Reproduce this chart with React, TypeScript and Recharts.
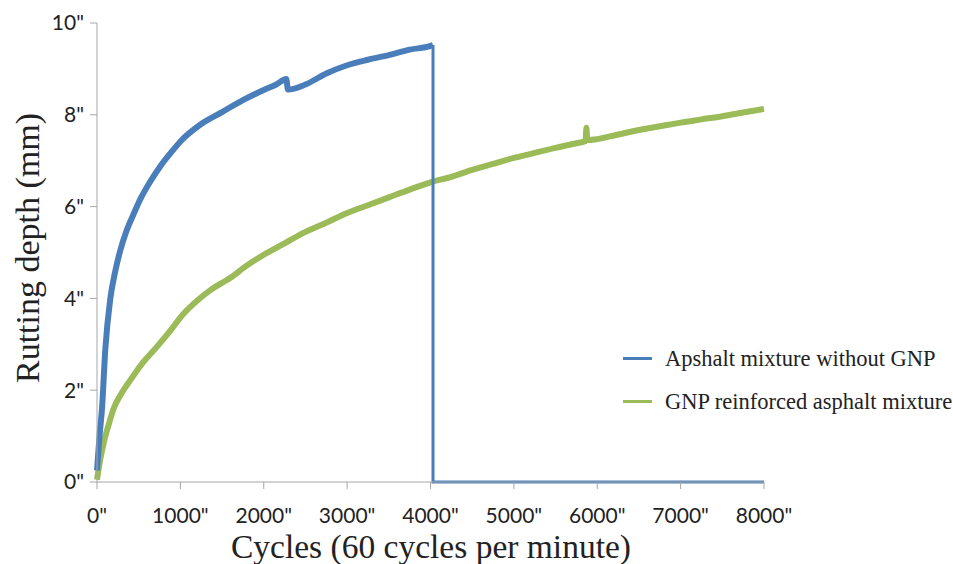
import { LineChart, Line, XAxis, YAxis, Label } from "recharts"

const xTicks = [0, 1000, 2000, 3000, 4000, 5000, 6000, 7000, 8000]
const yTicks = [0, 2, 4, 6, 8, 10]

// without GNP, the test run until ~4030 cycles
const blueCycles = [0, 30, 60, 100, 160, 220, 280, 350, 430, 530, 640, 760, 880, 1000, 1250, 1500, 1750, 2000, 2150, 2270, 2290, 2500, 2750, 3000, 3250, 3500, 3750, 4000, 4030]
const blueDepth = [0.25, 1.0, 1.6, 2.9, 4.0, 4.6, 5.05, 5.45, 5.8, 6.2, 6.55, 6.88, 7.16, 7.42, 7.8, 8.06, 8.32, 8.54, 8.66, 8.78, 8.55, 8.66, 8.9, 9.08, 9.2, 9.3, 9.42, 9.5, 9.52]
// drop to zero and flat line after the end of the run
const blueEndCycles = [4030, 4030, 8000]
const blueEndDepth = [9.52, 0, 0]

const greenCycles = [0, 40, 80, 140, 200, 300, 400, 550, 720, 880, 1030, 1200, 1360, 1600, 1800, 2000, 2250, 2500, 2750, 3000, 3250, 3500, 3750, 4000, 4250, 4500, 4750, 5000, 5250, 5500, 5750, 5860, 5870, 5880, 6000, 6250, 6500, 6750, 7000, 7250, 7500, 7750, 8000]
const greenDepth = [0.05, 0.5, 0.85, 1.25, 1.6, 1.95, 2.22, 2.6, 2.95, 3.3, 3.65, 3.95, 4.18, 4.45, 4.72, 4.95, 5.2, 5.45, 5.65, 5.86, 6.03, 6.2, 6.37, 6.53, 6.65, 6.8, 6.93, 7.06, 7.17, 7.28, 7.38, 7.43, 7.72, 7.45, 7.47, 7.57, 7.67, 7.75, 7.83, 7.9, 7.97, 8.05, 8.13]

const zip = (xs: number[], ys: number[]) => xs.map((x, i) => ({ x, y: ys[i] }))

const blue = "#4a7ebb"
const green = "#9bbb59"
const axisGray = "#a6a6a6"
const tickFont = { fontFamily: "Lato", fontSize: 21, fill: "#222" }

const legendItems = [
  { name: "Apshalt mixture without GNP", color: blue },
  { name: "GNP reinforced asphalt mixture", color: green },
]

function LegendBox() {
  return (
    <div
      style={{
        position: "absolute",
        left: 623,
        top: 337,
        fontFamily: "Liberation Serif",
        fontSize: 22.5,
        color: "#222",
      }}
    >
      {legendItems.map((it) => (
        <div key={it.name} style={{ display: "flex", alignItems: "center", height: 43 }}>
          <div style={{ width: 29, height: 3, background: it.color, marginRight: 13 }} />
          <span style={{ whiteSpace: "nowrap" }}>{it.name}</span>
        </div>
      ))}
    </div>
  )
}

export default function App() {
  return (
    <div style={{ position: "absolute", left: 0, top: 0, width: 953, height: 564, background: "#fff" }}>
      <LineChart width={953} height={564} margin={{ top: 23, right: 189, bottom: 0, left: 0 }}>
        <XAxis
          type="number"
          dataKey="x"
          domain={[0, 8000]}
          ticks={xTicks}
          height={82}
          stroke={axisGray}
          tickSize={7}
          tickMargin={19}
          tick={tickFont}
          tickFormatter={(v) => `${v}"`}
        >
          <Label
            content={() => (
              <text x={431} y={558} textAnchor="middle" fontFamily="Liberation Serif" fontSize={33.5} fill="#222">
                Cycles (60 cycles per minute)
              </text>
            )}
          />
        </XAxis>
        <YAxis
          type="number"
          dataKey="y"
          domain={[0, 10]}
          ticks={yTicks}
          width={97}
          stroke={axisGray}
          tickSize={7}
          tickMargin={6}
          tick={tickFont}
          tickFormatter={(v) => `${v}"`}
        >
          <Label
            content={() => (
              <text
                x={39}
                y={248}
                textAnchor="middle"
                transform="rotate(-90 39 248)"
                fontFamily="Liberation Serif"
                fontSize={34}
                fill="#222"
              >
                Rutting depth (mm)
              </text>
            )}
          />
        </YAxis>
        <Line
          data={zip(greenCycles, greenDepth)}
          dataKey="y"
          type="monotone"
          stroke={green}
          strokeWidth={6}
          dot={false}
          isAnimationActive={false}
        />
        <Line
          data={zip(blueCycles, blueDepth)}
          dataKey="y"
          type="monotone"
          stroke={blue}
          strokeWidth={6}
          dot={false}
          isAnimationActive={false}
        />
        <Line
          data={zip(blueEndCycles, blueEndDepth)}
          dataKey="y"
          stroke={blue}
          strokeWidth={3}
          dot={false}
          isAnimationActive={false}
        />
      </LineChart>
      <LegendBox />
    </div>
  )
}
━━━━━━━━
What the task requires:
Set the lines above down again, word for word, from the first through the one containing "const yTicks = [0, 2, 4, 6, 8, 10]"; pictures excluded.

Response to this exercise:
Reproduce this chart with React, TypeScript and Recharts.
import { LineChart, Line, XAxis, YAxis, Label } from "recharts"

const xTicks = [0, 1000, 2000, 3000, 4000, 5000, 6000, 7000, 8000]
const yTicks = [0, 2, 4, 6, 8, 10]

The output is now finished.